- Supreme Court of the United States

Argued April 11, 1972 Decided June 29, 1972
- Full case name: Morrissey, et al. v. Brewer, Warden, et al.
- Citations: 408 U.S. 471 (more) 92 S. Ct. 2593; 33 L. Ed. 2d 484; 1972 U.S. LEXIS 19

Holding
- A parolee's liberty involves significant values within the protection of the Due Process Clause of the Fourteenth Amendment, and termination of that liberty requires an informal hearing.

Court membership
- Chief Justice Warren E. Burger Associate Justices William O. Douglas · William J. Brennan Jr. Potter Stewart · Byron White Thurgood Marshall · Harry Blackmun Lewis F. Powell Jr. · William Rehnquist

Case opinions
- Majority: Burger, joined by Stewart, White, Blackmun, Powell, Rehnquist
- Concurrence: Brennan, joined by Marshall
- Dissent: Douglas

= Morrissey v. Brewer =

Morrissey v. Brewer, 408 U.S. 471 (1972), was a United States Supreme Court case in which the court held that people facing parole revocation have due process rights under the Fourteenth Amendment. The decision requires that the states provide for a hearing before a "neutral and detached" hearing body, such as a parole board, to determine the factual basis for parole violations. This hearing is colloquially known as a "Morrissey hearing."

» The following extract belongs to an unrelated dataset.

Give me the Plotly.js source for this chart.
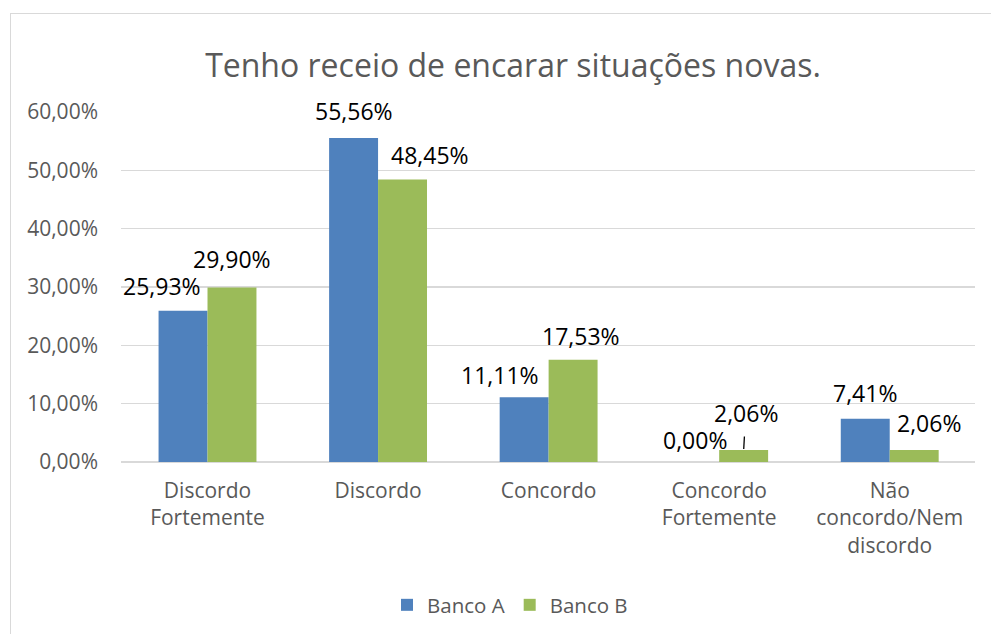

The hearing can take place with the defendant in or out of custody. If applicable, a victim may be ordered to testify at a hearing. During the hearing, a member of the Parole Hearing Division reviews the evidence of the violation.

The parolee is usually present and can present witnesses and documentary evidence and ask the victim questions. But in extreme cases the victim can be interviewed outside the parolee's presence. If this happens, the parolee can leave a list of questions for the victim to answer. Evidence including letters, affidavits, and other material that would not be admissible in an adversary criminal trial can be allowed in a Morrissey hearing.

After the hearing, the factfinders issue a written statement as to the evidence relied upon and reasons for revoking parole. The victim can be notified about the outcome.

Brennan and Marshall noted in their concurrence, "The only question open under our precedents is whether counsel must be furnished the parolee if he is indigent."